Fast DC Charging and associated power topologies

Fast DC chargers contain two stages in the main powertrain – a power factor correction (PFC) stage and a DC/DC conversion stage. There are several PFC boost topologies that are available and suited to unidirectional charging including NPC, T-NPC and 6-switch.

Figure 4: Typical Three−Phase Power Factor Correction (PFC) Boost Topologies for Fast DC EV−Charging. T−NPC (top−left), 6−switch (top−right) and I−NPC (bottom)

As consideration is being given to using the energy stored in the vehicle battery to power homes during times of expensive electricity, the ability to operate bidirectionally is becoming increasingly important. All of the topologies shown would support this mode of operation, albeit with some of the diodes replaced with switches.

Silicon carbide (SiC) MOSFETs with low internal resistance RDSon (in the sub-40mΩ region) are the preferred solution, especially for higher power ranges due to their higher efficiency than their silicon counterparts. Ideally, these would be embodied in power integrated modules (PIMs) as these integrated solutions offer better performance and simplify design as well as reducing system size and enhancing reliability. The T-Neutral Point Clamp (T-NPC) type also requires 1200 V diodes (or switches for bi-directional operation), while the NPC uses switches such as 650 V SiC MOSFETs or IGBTs. 

For the DC/DC conversion stage there are two primary topologies used; the full-bridge resonant LLC and full-bridge with Zero Voltage Switching (ZVS). The LLC enables Zero Voltage Switching (ZVS) on the primary and often allows Zero Current Switching (ZCS) on the secondary, which results in very high efficiency levels when operating close to the resonant frequency. Provided the operating frequency is limited, LLC converters can be a highly efficient solution, although parallel operation is challenging due to the difficulties associated with current sharing and synchronization.

Phase-shifted full-bridge topologies are also common and these benefit from a less complex control architecture than LLC approaches. With ZVS, efficiency is high across a wide range of output voltages which is ideal to support both 400 V and 800 V battery voltages.
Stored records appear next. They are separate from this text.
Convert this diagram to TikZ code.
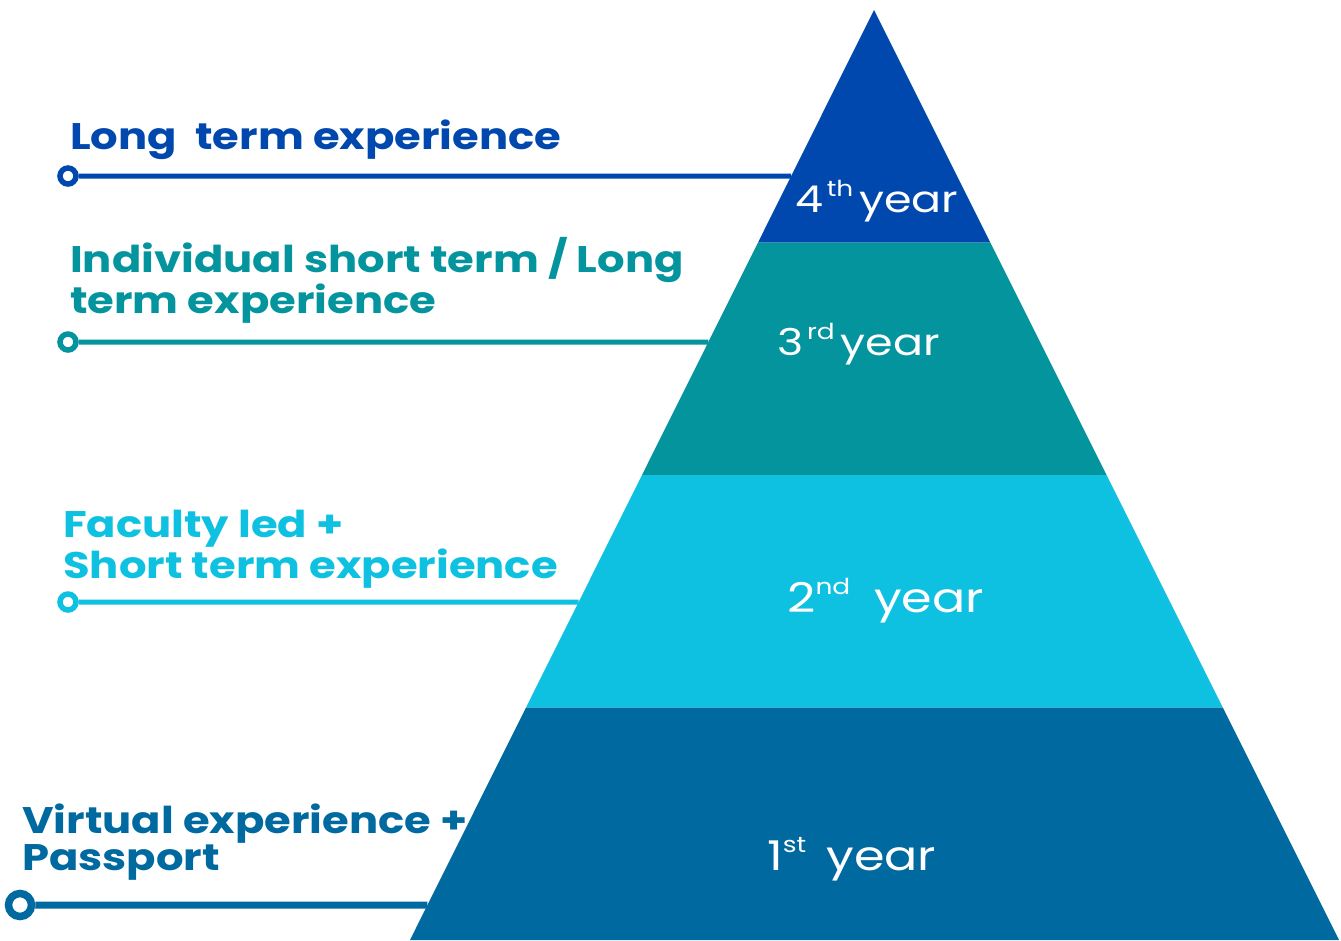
\documentclass[tikz,border=0pt]{standalone}
\usepackage{fontspec}
\setmainfont{Poppins}
\usetikzlibrary{calc}

\definecolor{yrfour}{RGB}{0,72,173}
\definecolor{yrthree}{RGB}{3,148,158}
\definecolor{yrtwo}{RGB}{14,193,224}
\definecolor{yrone}{RGB}{0,105,160}

% year label with raised ordinal
\newcommand{\yearlbl}[3]{#1\raisebox{0.42em}{\fontsize{22}{22}\selectfont\addfontfeatures{FakeStretch=1.2}#2}\hspace{#3}year}

\begin{document}
\begin{tikzpicture}[x=1pt,y=-1pt]

    \tikzstyle{yrtxt}=[text=white,inner sep=0pt,anchor=base west,
            font=\fontsize{37}{37}\selectfont\addfontfeatures{FakeStretch=1.2}]
    \tikzstyle{exptxt}=[inner sep=0pt,anchor=base west,align=left,
            font=\fontsize{37}{37}\selectfont\bfseries\addfontfeatures{FakeStretch=1.17}]
    \tikzstyle{pin}=[circle,fill=white,line width=5.5pt,inner sep=0pt,
            minimum size=16pt]
    \tikzstyle{lead}=[line width=5pt]

    \useasboundingbox (0,0) rectangle (1341,940);

    % ============================
    % Pyramid corners
    % ============================

    \coordinate (apex) at (874,10);
    \coordinate (bl) at (410,940);
    \coordinate (br) at (1339,940);

    \coordinate (l1) at ($(apex)!0.25!(bl)$);
    \coordinate (r1) at ($(apex)!0.25!(br)$);
    \coordinate (l2) at ($(apex)!0.5!(bl)$);
    \coordinate (r2) at ($(apex)!0.5!(br)$);
    \coordinate (l3) at ($(apex)!0.75!(bl)$);
    \coordinate (r3) at ($(apex)!0.75!(br)$);

    % ends of the leader lines on the left edge
    \coordinate (e4) at ($(apex)!0.1785!(bl)$);
    \coordinate (e3) at ($(apex)!0.357!(bl)$);
    \coordinate (e2) at ($(apex)!0.6366!(bl)$);
    \coordinate (e1) at ($(apex)!0.9624!(bl)$);

    % ============================
    % Leader lines and pins
    % ============================

    \node[pin,draw=yrfour] (p4) at (68,176) {};
    \node[pin,draw=yrthree] (p3) at (68,342) {};
    \node[pin,draw=yrtwo] (p2) at (68,602) {};
    \node[pin,draw=yrone,line width=7.5pt,minimum size=23pt] (p1) at (20,905) {};

    \draw[lead,yrfour] (p4) -- (e4);
    \draw[lead,yrthree] (p3) -- (e3);
    \draw[lead,yrtwo] (p2) -- (e2);
    \draw[lead,yrone,line width=7pt] (p1) -- (e1);

    % ============================
    % Bands
    % ============================

    \fill[yrfour] (apex) -- (r1) -- (l1) -- cycle;
    \fill[yrthree] (l1) -- (r1) -- (r2) -- (l2) -- cycle;
    \fill[yrtwo] (l2) -- (r2) -- (r3) -- (l3) -- cycle;
    \fill[yrone] (l3) -- (r3) -- (br) -- (bl) -- cycle;

    \node[yrtxt] (y4) at (795,212) {\yearlbl{4}{\,th}{6pt}};
    \node[yrtxt] (y3) at (777,355) {\yearlbl{3}{\,rd}{6pt}};
    \node[yrtxt,font=\fontsize{41}{41}\selectfont\addfontfeatures{FakeStretch=1.2}]
            (y2) at (787,612) {\yearlbl{2}{nd}{24pt}};
    \node[yrtxt,font=\fontsize{41}{41}\selectfont\addfontfeatures{FakeStretch=1.2}]
            (y1) at (767,870) {\yearlbl{1}{st}{20pt}};

    % ============================
    % Experience labels
    % ============================

    \node[exptxt,text=yrfour] (x4) at (70,149) {Long\ \ term experience};
    \node[exptxt,text=yrthree] (x3) at (70,313)
            {Individual short term / Long\\term experience};
    \node[exptxt,text=yrtwo] (x2) at (63,578)
            {Faculty led +\\Short term experience};
    \node[exptxt,text=yrone] (x1) at (22,870)
            {Virtual experience +\\Passport};

\end{tikzpicture}
\end{document}
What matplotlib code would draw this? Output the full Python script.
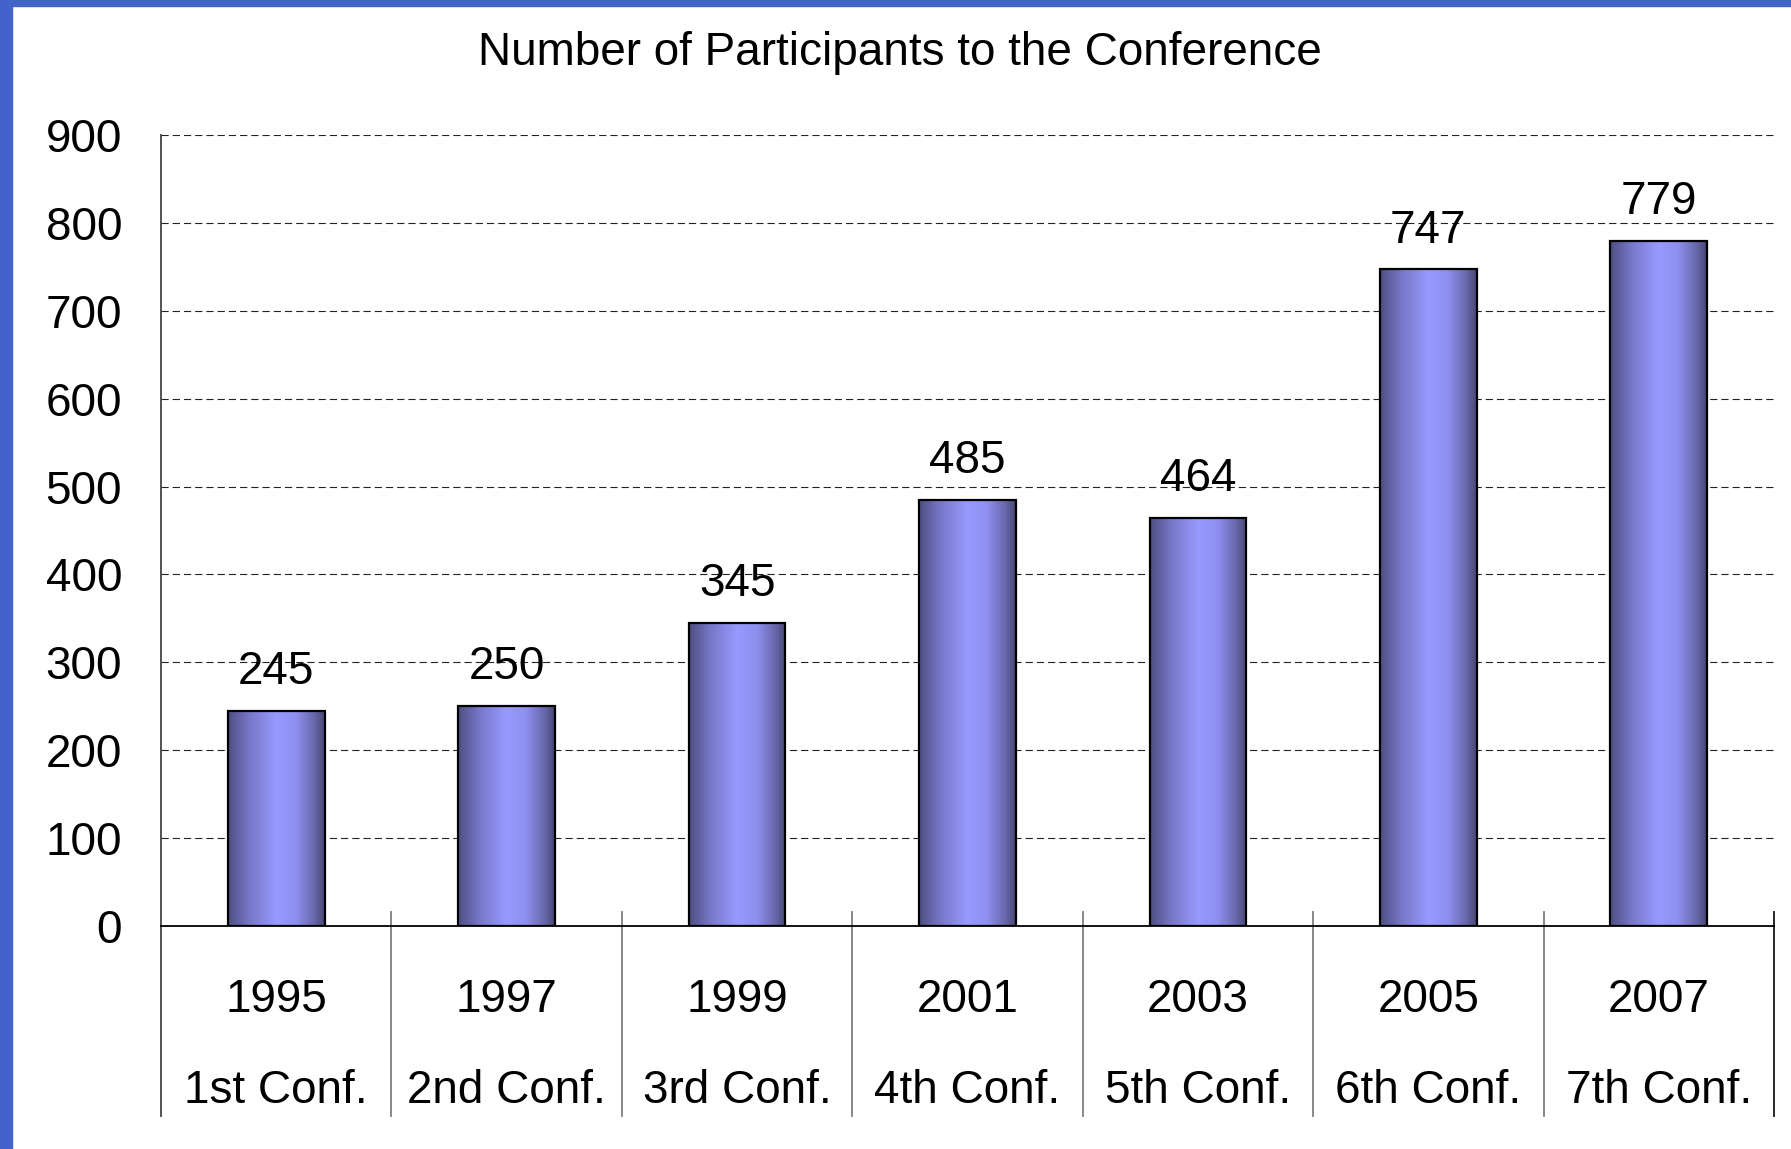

While there are notable differences, both the LLC and phase-shifted full-bridge have similar component counts and achieve similar power densities. Both approaches are suited to synchronous secondary rectification which makes them both suited to bidirectional operation.

onsemi offers a wide range of products suited to high efficiency EV charging applications including SiC diodes and MOSFETs, SiC power modules and associated gate drivers. 

SiC Schottky diodes provide superior switching and enhanced reliability over silicon due, in part, to their excellent thermal performance. Available in 650 V, 1200 V and 1700 V versions, onsemi SiC diodes have no reverse recovery current and temperature independent switching characteristics. 

SiC MOSFETs are both fast and rugged with a 10x higher dielectric breakdown field strength, 2x higher electron saturation velocity, 3x higher energy band gap and 3x higher thermal conductivity. They are available in 650 V, 900 V and 1200 V versions.

System benefits of SiC diodes and MOSFETs include delivering the highest possible efficiency by reducing power loss as well as greater power density, higher operating frequency, increased temperature operation and reduced EMI.

SiC boost power modules contain SiC diodes and SiC MOSFETs and are used in DC/DC converter stages. The fully integrated approach reduces parasitic elements and enhances thermal performance as well as simplifying design and reducing board space.

Alongside these solutions, onsemi also offers isolated gate drivers for WBG switches that enhance system efficiency and reliability. 

Summary

Providing a wide charging network of fast chargers is considered to be one of the critical success factors for growing sales of EV over the next few years. Several standards exist, each coming from different industry groups and, while there are notable differences, there is commonality in the need for greater power and enhanced efficiency.

SiC devices hold the key to delivering the fast charging that will make EVs successful and commonplace and onsemi is a leader in this technology area with a comprehensive range of SiC diodes, MOSFETs, power modules and associated gate drivers.